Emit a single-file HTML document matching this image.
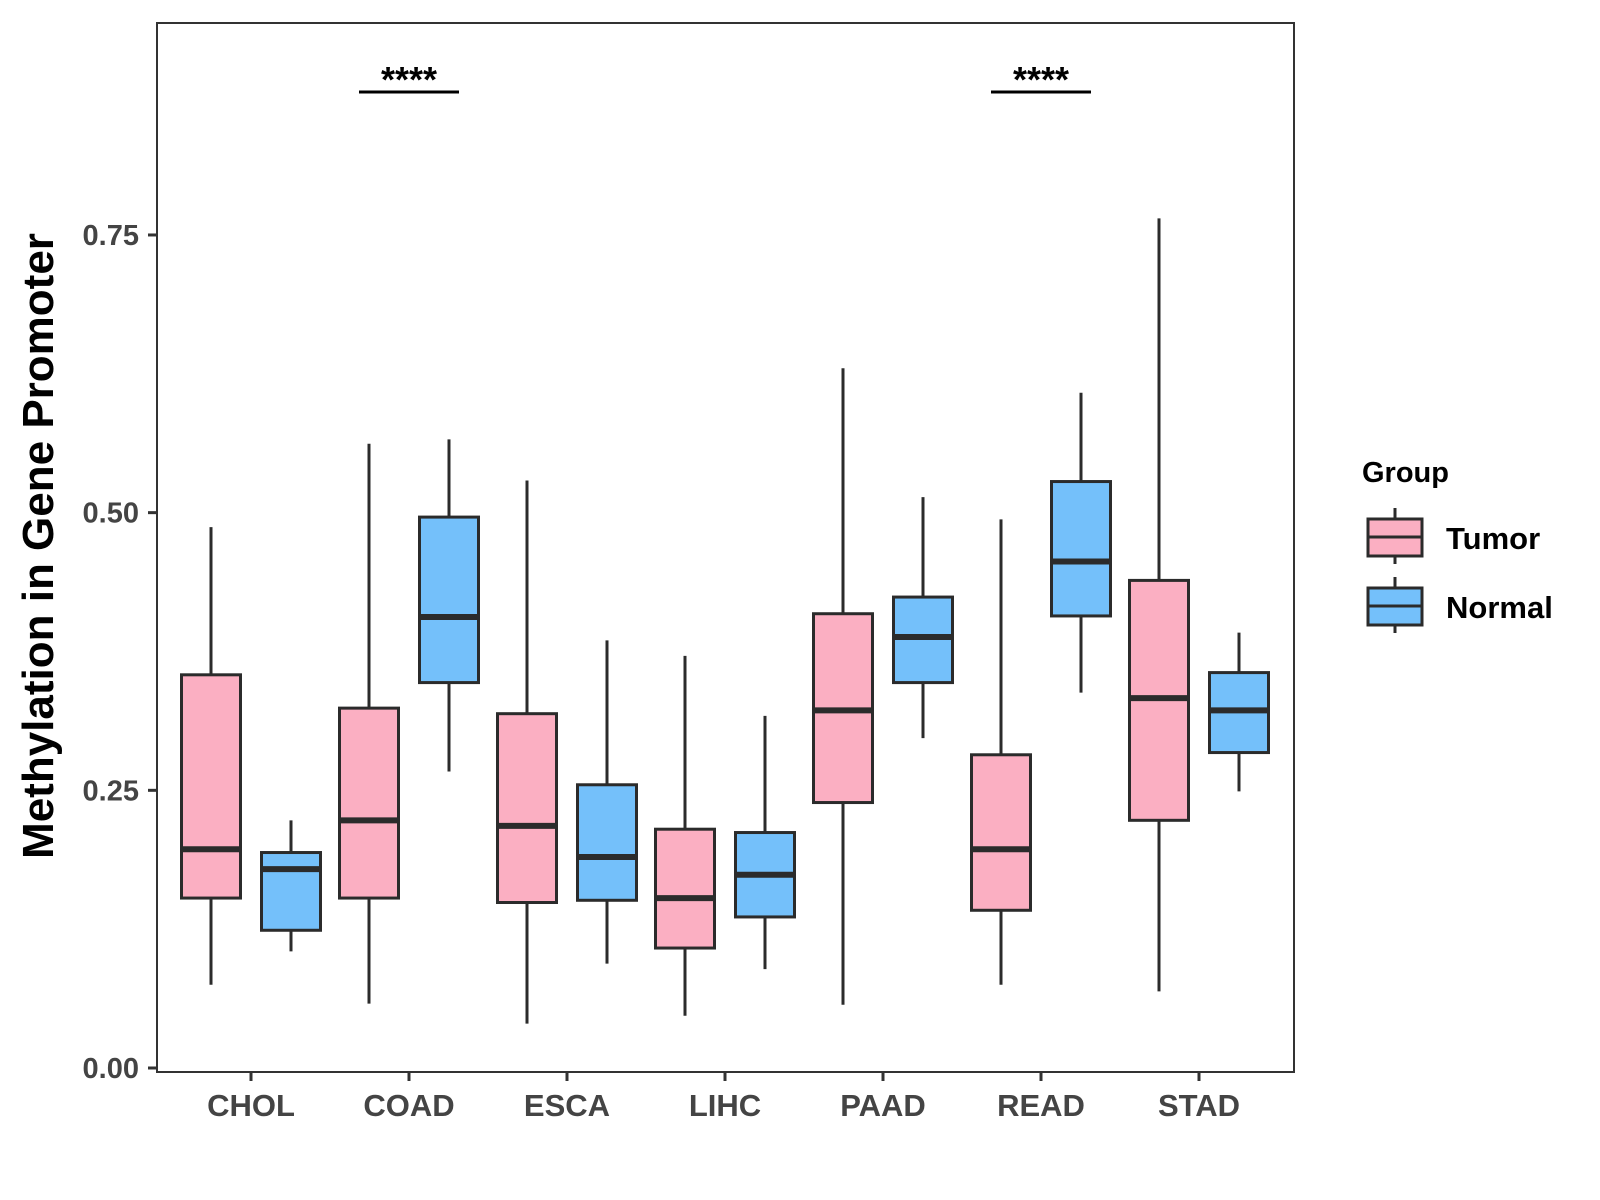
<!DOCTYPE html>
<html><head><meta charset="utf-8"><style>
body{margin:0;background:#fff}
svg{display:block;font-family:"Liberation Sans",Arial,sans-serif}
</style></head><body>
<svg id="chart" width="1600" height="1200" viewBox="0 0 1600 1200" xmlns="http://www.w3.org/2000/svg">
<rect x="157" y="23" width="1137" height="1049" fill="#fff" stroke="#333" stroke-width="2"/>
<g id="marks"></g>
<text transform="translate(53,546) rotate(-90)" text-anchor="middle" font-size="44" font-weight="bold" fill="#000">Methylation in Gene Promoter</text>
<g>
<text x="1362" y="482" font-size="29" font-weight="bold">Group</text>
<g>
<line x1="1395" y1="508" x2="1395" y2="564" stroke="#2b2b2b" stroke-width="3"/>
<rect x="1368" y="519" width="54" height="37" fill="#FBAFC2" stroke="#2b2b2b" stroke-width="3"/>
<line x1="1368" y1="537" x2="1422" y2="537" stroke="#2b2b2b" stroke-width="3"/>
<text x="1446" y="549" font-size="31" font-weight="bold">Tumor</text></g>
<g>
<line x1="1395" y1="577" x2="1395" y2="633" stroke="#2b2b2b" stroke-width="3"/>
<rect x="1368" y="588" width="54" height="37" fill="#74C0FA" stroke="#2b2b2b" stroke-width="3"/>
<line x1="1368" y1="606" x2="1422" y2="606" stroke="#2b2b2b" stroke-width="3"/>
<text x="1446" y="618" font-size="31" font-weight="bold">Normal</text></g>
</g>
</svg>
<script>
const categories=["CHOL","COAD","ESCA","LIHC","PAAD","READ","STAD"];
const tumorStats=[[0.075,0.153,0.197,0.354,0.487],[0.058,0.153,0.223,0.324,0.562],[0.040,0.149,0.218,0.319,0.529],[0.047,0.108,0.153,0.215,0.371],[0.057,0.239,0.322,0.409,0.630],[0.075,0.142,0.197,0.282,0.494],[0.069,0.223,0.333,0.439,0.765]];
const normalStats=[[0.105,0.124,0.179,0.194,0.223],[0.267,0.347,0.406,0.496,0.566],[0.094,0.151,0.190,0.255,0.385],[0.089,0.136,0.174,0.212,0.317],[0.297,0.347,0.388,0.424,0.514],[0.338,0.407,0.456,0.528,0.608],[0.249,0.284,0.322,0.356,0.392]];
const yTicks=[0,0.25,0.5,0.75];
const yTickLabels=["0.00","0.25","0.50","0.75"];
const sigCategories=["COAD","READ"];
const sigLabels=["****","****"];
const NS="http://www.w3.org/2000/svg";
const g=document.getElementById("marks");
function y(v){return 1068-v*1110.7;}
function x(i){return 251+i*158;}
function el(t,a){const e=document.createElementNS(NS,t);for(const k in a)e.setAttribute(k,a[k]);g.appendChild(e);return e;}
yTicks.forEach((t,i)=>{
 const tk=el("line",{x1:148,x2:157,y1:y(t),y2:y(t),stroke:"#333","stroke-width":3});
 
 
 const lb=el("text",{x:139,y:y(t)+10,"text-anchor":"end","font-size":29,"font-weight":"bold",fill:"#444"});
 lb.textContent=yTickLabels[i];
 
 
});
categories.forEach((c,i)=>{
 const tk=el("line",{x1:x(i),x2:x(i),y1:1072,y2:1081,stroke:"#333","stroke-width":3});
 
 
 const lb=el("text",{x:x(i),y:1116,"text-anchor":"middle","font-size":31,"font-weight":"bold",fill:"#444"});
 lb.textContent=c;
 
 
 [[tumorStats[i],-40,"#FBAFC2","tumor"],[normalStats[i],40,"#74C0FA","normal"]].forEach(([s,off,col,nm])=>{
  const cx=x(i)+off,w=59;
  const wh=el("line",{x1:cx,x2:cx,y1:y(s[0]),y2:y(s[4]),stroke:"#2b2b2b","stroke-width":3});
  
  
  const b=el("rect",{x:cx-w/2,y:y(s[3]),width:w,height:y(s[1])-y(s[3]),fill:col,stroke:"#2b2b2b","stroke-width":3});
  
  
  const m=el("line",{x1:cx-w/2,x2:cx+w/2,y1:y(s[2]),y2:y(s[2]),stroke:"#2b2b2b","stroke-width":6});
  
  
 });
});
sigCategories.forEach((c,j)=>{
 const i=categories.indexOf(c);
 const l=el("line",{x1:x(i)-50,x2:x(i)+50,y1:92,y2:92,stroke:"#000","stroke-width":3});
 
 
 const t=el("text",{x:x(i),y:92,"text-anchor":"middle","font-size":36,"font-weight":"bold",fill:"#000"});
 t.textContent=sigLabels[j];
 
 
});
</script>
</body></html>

+ + + + + + +

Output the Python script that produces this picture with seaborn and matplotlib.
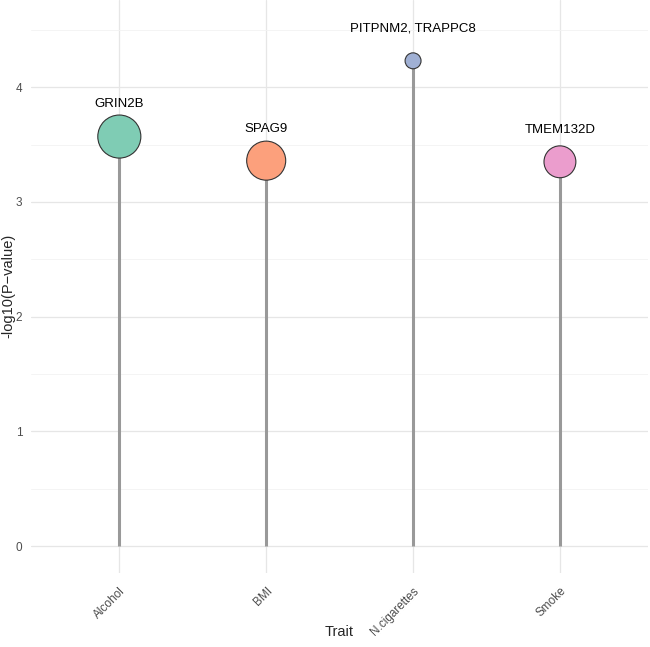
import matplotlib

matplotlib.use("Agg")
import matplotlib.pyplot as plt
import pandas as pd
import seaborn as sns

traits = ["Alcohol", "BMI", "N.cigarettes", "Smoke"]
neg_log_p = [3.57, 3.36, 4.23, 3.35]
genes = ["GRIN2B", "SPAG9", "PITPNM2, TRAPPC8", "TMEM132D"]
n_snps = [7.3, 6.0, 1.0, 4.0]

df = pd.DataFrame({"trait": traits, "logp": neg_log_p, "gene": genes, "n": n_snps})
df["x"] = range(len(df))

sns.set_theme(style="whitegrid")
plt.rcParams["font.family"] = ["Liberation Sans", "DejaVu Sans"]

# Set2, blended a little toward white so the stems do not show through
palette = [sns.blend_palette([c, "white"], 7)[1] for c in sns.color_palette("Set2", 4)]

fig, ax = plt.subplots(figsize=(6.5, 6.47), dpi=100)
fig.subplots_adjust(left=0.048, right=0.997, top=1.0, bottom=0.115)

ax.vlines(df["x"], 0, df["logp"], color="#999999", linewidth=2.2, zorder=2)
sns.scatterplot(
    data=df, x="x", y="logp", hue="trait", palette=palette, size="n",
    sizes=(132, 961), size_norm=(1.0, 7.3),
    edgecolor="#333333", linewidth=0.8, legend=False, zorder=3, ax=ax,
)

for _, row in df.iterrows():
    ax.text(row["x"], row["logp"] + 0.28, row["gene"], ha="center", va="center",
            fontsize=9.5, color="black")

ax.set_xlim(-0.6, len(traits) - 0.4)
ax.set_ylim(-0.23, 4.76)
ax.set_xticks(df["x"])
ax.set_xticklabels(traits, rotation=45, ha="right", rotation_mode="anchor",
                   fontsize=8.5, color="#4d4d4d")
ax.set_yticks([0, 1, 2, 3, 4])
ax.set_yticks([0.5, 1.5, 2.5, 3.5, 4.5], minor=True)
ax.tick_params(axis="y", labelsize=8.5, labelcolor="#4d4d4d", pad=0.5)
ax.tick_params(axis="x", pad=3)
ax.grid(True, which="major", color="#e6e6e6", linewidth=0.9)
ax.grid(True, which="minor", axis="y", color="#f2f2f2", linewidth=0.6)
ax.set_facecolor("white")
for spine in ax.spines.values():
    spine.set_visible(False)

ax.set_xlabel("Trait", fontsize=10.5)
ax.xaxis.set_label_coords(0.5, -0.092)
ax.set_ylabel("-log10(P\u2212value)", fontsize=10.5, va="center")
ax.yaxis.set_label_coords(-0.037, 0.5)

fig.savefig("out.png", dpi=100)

+ + + + + + +

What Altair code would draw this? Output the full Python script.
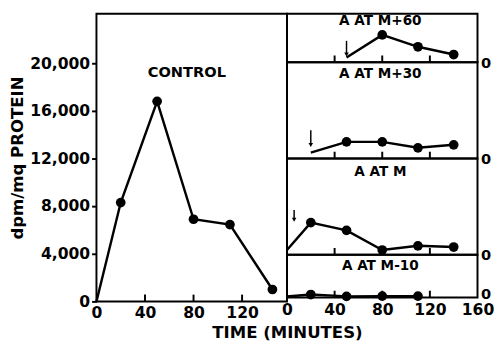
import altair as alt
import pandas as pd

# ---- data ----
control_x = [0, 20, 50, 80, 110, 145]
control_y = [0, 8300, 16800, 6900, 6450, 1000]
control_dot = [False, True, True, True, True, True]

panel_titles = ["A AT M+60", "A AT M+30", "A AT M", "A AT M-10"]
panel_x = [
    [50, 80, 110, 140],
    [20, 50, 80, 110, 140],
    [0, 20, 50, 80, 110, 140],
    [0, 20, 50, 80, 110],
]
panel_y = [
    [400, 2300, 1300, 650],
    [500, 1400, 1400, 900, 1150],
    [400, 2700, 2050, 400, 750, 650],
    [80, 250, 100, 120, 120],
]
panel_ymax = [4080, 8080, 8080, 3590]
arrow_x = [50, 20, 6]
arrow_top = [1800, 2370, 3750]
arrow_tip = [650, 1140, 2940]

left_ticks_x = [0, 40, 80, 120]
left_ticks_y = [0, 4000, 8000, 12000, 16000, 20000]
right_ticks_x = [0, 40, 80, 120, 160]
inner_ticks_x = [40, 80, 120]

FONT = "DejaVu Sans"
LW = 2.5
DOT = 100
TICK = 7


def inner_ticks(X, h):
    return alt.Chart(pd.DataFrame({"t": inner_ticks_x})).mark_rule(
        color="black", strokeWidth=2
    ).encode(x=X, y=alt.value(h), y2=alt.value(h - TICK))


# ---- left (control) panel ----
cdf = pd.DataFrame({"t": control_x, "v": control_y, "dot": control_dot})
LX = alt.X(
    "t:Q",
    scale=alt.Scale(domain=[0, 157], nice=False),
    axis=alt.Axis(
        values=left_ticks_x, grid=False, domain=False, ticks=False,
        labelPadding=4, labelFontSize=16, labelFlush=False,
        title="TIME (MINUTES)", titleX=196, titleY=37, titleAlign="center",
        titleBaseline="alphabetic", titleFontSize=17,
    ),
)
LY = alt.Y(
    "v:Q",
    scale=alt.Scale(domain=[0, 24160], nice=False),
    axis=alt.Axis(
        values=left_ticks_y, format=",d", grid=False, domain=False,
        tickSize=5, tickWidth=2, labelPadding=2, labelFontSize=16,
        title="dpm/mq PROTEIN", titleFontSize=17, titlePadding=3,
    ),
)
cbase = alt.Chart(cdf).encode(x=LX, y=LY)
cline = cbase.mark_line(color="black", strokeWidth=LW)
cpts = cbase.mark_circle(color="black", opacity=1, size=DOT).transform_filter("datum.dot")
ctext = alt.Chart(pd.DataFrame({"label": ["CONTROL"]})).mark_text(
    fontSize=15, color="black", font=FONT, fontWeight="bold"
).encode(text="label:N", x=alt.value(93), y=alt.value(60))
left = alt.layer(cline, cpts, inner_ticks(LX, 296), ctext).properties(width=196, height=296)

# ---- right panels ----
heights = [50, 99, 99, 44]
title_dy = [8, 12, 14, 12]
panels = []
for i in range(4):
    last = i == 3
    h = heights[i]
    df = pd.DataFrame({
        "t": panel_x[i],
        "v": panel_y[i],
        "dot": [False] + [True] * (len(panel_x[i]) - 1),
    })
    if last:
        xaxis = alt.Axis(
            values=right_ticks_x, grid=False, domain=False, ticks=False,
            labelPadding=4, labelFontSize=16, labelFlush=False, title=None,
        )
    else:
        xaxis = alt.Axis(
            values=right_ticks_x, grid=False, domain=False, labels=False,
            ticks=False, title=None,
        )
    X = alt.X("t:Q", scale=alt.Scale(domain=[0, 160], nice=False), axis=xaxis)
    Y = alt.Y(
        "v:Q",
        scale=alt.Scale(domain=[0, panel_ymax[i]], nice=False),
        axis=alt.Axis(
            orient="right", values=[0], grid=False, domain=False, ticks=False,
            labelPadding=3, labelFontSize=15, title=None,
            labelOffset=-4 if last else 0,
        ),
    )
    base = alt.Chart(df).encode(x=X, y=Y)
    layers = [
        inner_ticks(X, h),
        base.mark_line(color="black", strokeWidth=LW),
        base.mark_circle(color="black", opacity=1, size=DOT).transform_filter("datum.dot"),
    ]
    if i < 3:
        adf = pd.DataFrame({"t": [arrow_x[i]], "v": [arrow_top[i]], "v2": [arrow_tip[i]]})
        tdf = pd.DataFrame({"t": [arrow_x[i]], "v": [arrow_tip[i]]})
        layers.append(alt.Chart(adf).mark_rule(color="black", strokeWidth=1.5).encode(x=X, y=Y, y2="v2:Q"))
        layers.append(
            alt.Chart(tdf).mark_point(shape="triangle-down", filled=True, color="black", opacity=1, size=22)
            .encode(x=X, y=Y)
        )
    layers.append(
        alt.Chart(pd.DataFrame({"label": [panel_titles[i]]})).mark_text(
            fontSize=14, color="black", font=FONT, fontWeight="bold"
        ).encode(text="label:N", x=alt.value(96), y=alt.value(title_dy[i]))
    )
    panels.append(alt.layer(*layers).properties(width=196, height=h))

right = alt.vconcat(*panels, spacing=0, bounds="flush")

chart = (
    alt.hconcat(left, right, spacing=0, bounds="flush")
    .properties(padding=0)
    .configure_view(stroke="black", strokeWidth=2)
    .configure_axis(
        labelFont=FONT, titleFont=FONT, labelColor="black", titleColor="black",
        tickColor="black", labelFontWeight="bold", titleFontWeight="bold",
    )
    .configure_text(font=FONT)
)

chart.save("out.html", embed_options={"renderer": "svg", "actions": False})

+ + + + + + +

* **Exercise details**: Transcribe, leaving out pictures, each line from the one containing "Output the Python" through the one containing "import seaborn as sns".

* **The completed task**:
Output the Python script that produces this picture with seaborn and matplotlib.
import matplotlib

matplotlib.use("Agg")
import matplotlib.pyplot as plt
import pandas as pd
import seaborn as sns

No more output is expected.